Stablecoins vs. Credit Cards: How Digital Payments Stack Up
The rise of stablecoins has created a new debate in the payments world: can blockchain-based money eventually compete with credit cards?
While credit cards remain dominant in everyday commerce due to widespread acceptance, stablecoins are steadily gaining traction by offering speed, lower costs, and programmable features that traditional systems struggle to match.
Cost and settlement speed
One of the most striking differences lies in transaction costs. Stablecoin transfers typically carry fees that are low to near zero, especially when executed on efficient blockchains or Layer-2 networks. Credit cards, by contrast, impose charges that usually range between 1.5% and 3.5% per transaction, eating into merchant margins. Settlement speeds also diverge sharply. Stablecoins can clear within minutes on-chain, while card transactions often require one to three business days to finalize.
According to data shared by Cointelegraph, the user experience also reveals contrasting trade-offs. For stablecoins, gas fees represent the primary expense for senders, but there are no annual charges or interest rates. Credit card holders, on the other hand, face recurring costs such as annual fees, foreign exchange spreads, and interest payments, particularly when balances roll over. This difference highlights why stablecoins are gaining attention for cross-border payments and microtransactions.
Merchant and consumer experience
Merchants also benefit differently depending on which system they adopt. Stablecoins promise lower fees, quicker access to liquidity, and freedom from costly chargebacks. They even allow programmable rewards that can be customized for specific customer bases. Credit cards, however, still provide unmatched global acceptance, customer familiarity, and robust chargeback protections, factors that continue to make them indispensable for many businesses despite their higher costs.
Consumer protections mark another area of divergence. Credit cards operate under strong regulatory frameworks with grievance redressal systems for disputes. Stablecoins, meanwhile, are still evolving in this regard. Legal safeguards are fewer, and protections depend heavily on the issuing platform or network. For users, this means added caution is required until regulatory clarity improves.
The future of digital payments
Finally, the rewards structure underscores the contrast in innovation. Credit cards rely on traditional point systems and cashback programs tied to card networks. Stablecoins, by comparison, offer programmable and flexible integrations, opening the door to new types of incentive models in decentralized finance and loyalty programs.
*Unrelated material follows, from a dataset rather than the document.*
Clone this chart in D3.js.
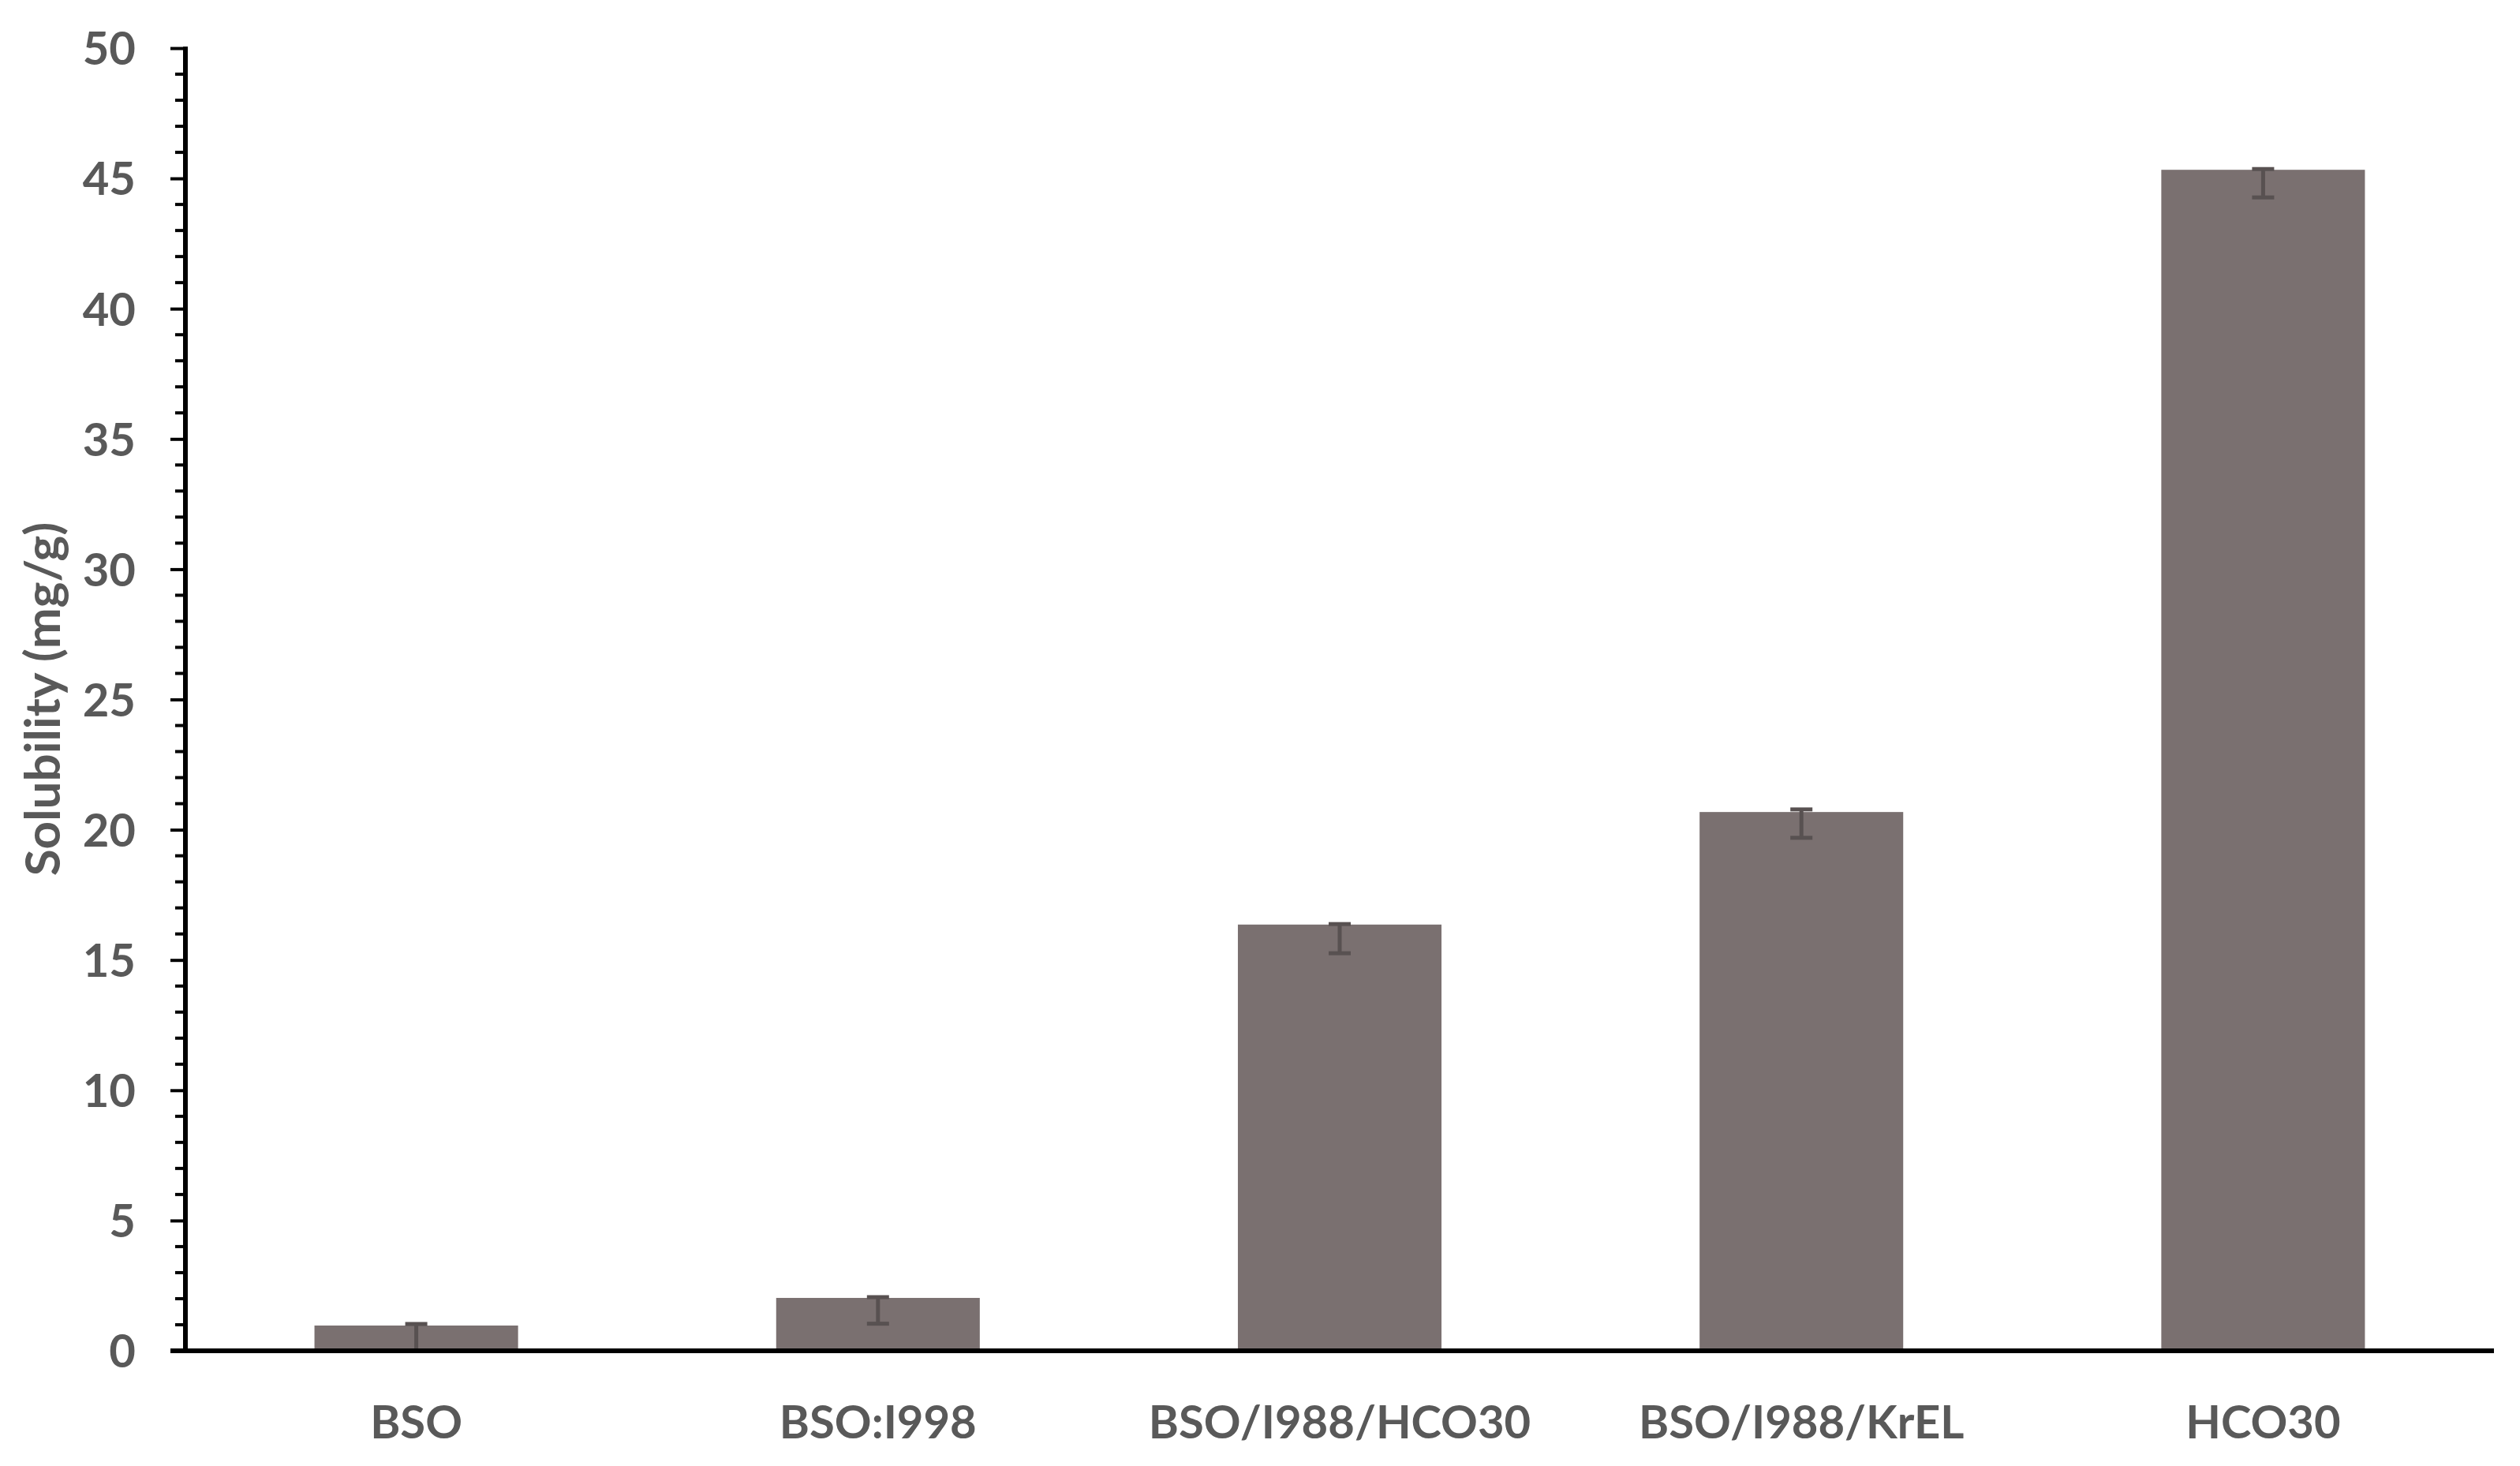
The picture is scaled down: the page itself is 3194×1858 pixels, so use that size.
<!DOCTYPE html>
<html>
<head>
<meta charset="utf-8">
<script src="https://cdn.jsdelivr.net/npm/d3@7"></script>
<style>
  html, body { margin: 0; padding: 0; background: #fff; }
  svg { display: block; }
  text { font-family: Lato, "Open Sans", sans-serif; font-weight: bold; fill: #595959; }
</style>
</head>
<body>
<svg id="chart" width="3194" height="1858"></svg>
<script>
const categories = ["BSO", "BSO:I998", "BSO/I988/HCO30", "BSO/I988/KrEL", "HCO30"];
const values = [0.97, 2.03, 16.36, 20.68, 45.33];
const errUp = [0.06, 0.03, 0.02, 0.10, 0.03];
const errDown = [0.97, 0.99, 1.10, 0.99, 1.06];
const majorTicks = [0, 5, 10, 15, 20, 25, 30, 35, 40, 45, 50];
const minorTicks = d3.range(0, 51, 1);
const yTitle = "Solubility (mg/g)";

const W = 3194, H = 1858;
const m = { left: 235, right: 33, top: 61, bottom: 146 };
const svg = d3.select("#chart");

const x = d3.scaleBand()
  .domain(categories)
  .range([m.left, W - m.right])
  .paddingInner(0.559)
  .paddingOuter(0.2795);

const y = d3.scaleLinear()
  .domain([0, 50])
  .range([H - m.bottom, m.top]);

const data = categories.map((c, i) => ({ c, v: values[i], up: errUp[i], dn: errDown[i] }));

// bars
svg.append("g").selectAll("rect").data(data).join("rect")
  .attr("x", d => x(d.c))
  .attr("width", x.bandwidth())
  .attr("y", d => y(d.v))
  .attr("height", d => y(0) - y(d.v))
  .attr("fill", "#7a7070");

// error bars
const eg = svg.append("g").attr("stroke", "#585151").attr("stroke-width", 5);
const cx = d => x(d.c) + x.bandwidth() / 2;
const capW = 28;
eg.selectAll("line.stem").data(data).join("line")
  .attr("class", "stem")
  .attr("x1", cx).attr("x2", cx)
  .attr("y1", d => y(d.v + d.up))
  .attr("y2", d => y(Math.max(0, d.v - d.dn)));
eg.selectAll("line.capT").data(data).join("line")
  .attr("class", "capT")
  .attr("x1", d => cx(d) - capW / 2).attr("x2", d => cx(d) + capW / 2)
  .attr("y1", d => y(d.v + d.up)).attr("y2", d => y(d.v + d.up));
eg.selectAll("line.capB").data(data).join("line")
  .attr("class", "capB")
  .attr("x1", d => cx(d) - capW / 2).attr("x2", d => cx(d) + capW / 2)
  .attr("y1", d => y(Math.max(0, d.v - d.dn))).attr("y2", d => y(Math.max(0, d.v - d.dn)));

// y axis minor ticks
const axX = m.left;
svg.append("g").selectAll("line").data(minorTicks.filter(t => t % 5 !== 0)).join("line")
  .attr("x1", axX - 13).attr("x2", axX)
  .attr("y1", d => y(d)).attr("y2", d => y(d))
  .attr("stroke", "#000").attr("stroke-width", 4);

// y axis with major ticks
const yAxis = d3.axisLeft(y).tickValues(majorTicks).tickSize(19).tickPadding(44).tickFormat(d3.format("d"));
const ya = svg.append("g").attr("transform", `translate(${axX},0)`).call(yAxis);
ya.select(".domain").remove();
ya.selectAll(".tick line").attr("stroke", "#000").attr("stroke-width", 4);
ya.selectAll(".tick text")
  .attr("font-size", 58)
  .attr("font-family", "Lato, sans-serif")
  .attr("font-weight", "bold")
  .attr("fill", "#595959")
  .attr("dy", "0.36em");
svg.append("line")
  .attr("x1", axX).attr("x2", axX)
  .attr("y1", y(50) - 2).attr("y2", y(0) + 3)
  .attr("stroke", "#000").attr("stroke-width", 6);

// x axis
const xAxis = d3.axisBottom(x).tickSize(0).tickPadding(70);
const xa = svg.append("g").attr("transform", `translate(0,${y(0)})`).call(xAxis);
xa.select(".domain").remove();
xa.selectAll(".tick text")
  .attr("font-size", 58)
  .attr("font-family", "Lato, sans-serif")
  .attr("font-weight", "bold")
  .attr("fill", "#595959");
svg.append("line")
  .attr("x1", axX - 19).attr("x2", W - m.right)
  .attr("y1", y(0)).attr("y2", y(0))
  .attr("stroke", "#000").attr("stroke-width", 6);

// y title
svg.append("text")
  .attr("transform", `translate(52,886) rotate(-90)`)
  .attr("text-anchor", "middle")
  .attr("dominant-baseline", "central")
  .attr("font-size", 62)
  .text(yTitle);
</script>
</body>
</html>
As adoption grows, the competition between credit cards and stablecoins is likely to intensify. Credit cards currently dominate thanks to their scale and consumer trust, but stablecoins are carving out a niche where speed, cost-efficiency, and programmable features could make them the preferred tool for the next era of digital payments. Perhaps, in time, a meeting in the middle will happen, as crypto credit cards start to emerge.